Tax revenues last month totaled NT$93.4 billion (US$3.17 billion), down 18.9 percent from a year earlier and 14.8 percent from December, because of the Lunar New Year holiday, the Ministry of Finance said yesterday.
However, the revised figures for December helped drive up last year’s aggregate tax revenues to NT$1.7646 trillion, up 8.8 percent from 2010 and the highest on record, the ministry said.
“The Lunar New Year holiday reduced last month’s number of working days to only 15, five days less than the previous year, which dragged down tax revenues,” Hsu Ray-lin (許瑞琳), deputy director of the ministry’s statistics department, told a press conference.
Sales tax revenues last month dropped 15.4 percent, or NT$6.8 billion, from a year earlier to NT$37.7 billion, marking the largest decline by value among all categories, followed by revenues from the securities transaction tax and land value increment tax.
Securities transaction tax revenues last month slid by NT$5.2 billion, or 56.7 percent, from a year earlier to NT$3.9 billion, while land value increment tax revenues declined by NT$3.5 billion, or 39.3 percent year-on-year, to NT$5.4 billion, the ministry said in a report.

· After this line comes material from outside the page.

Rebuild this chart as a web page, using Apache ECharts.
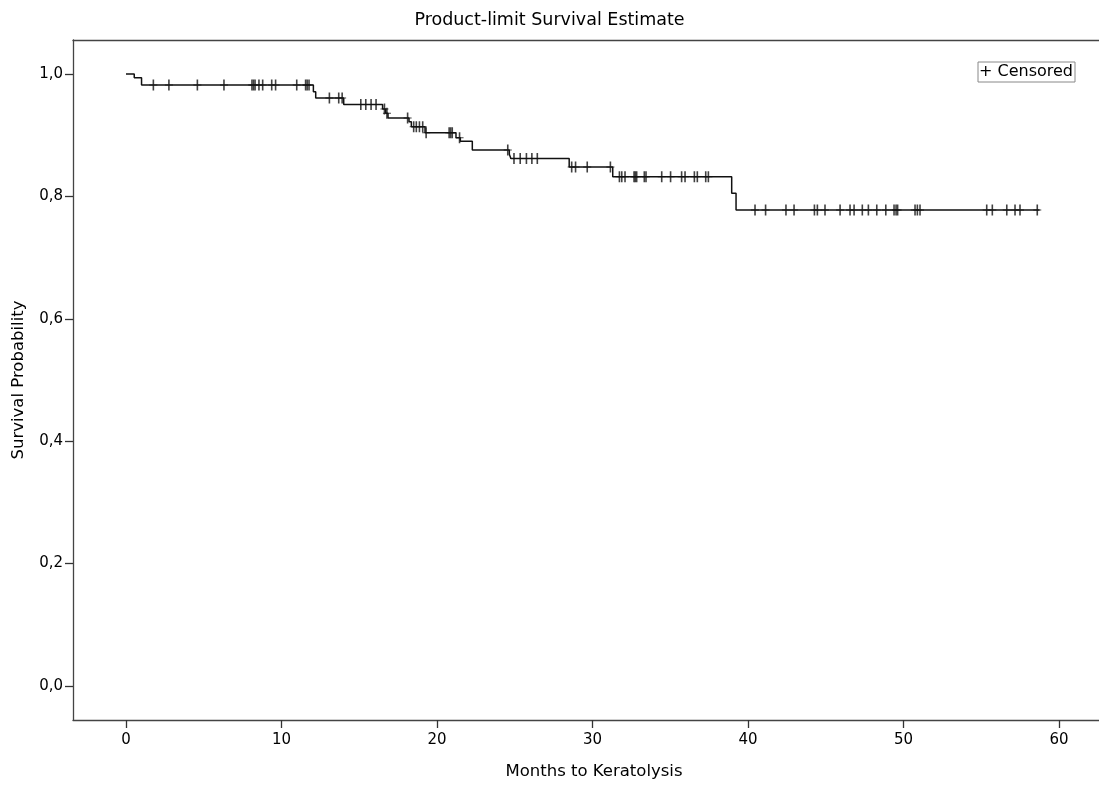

Since last year’s Lunar New Year holiday fell in February, Hsu said it would be more accurate to gauge the trend in tax revenues by January to February data with the same period last year.
The ministry also released its revenue target for this year of NT$1.8225 trillion. Last year’s revenue of NT$1.6959 trillion exceeded its target by NT$68.7 billion.
The nation’s tax burden — or tax revenue as a percentage of GDP — rose to 12.8 percent last year from 11.9 percent in 2010, ministry data showed. The burden was at a historic low of 11.7 percent in 2003.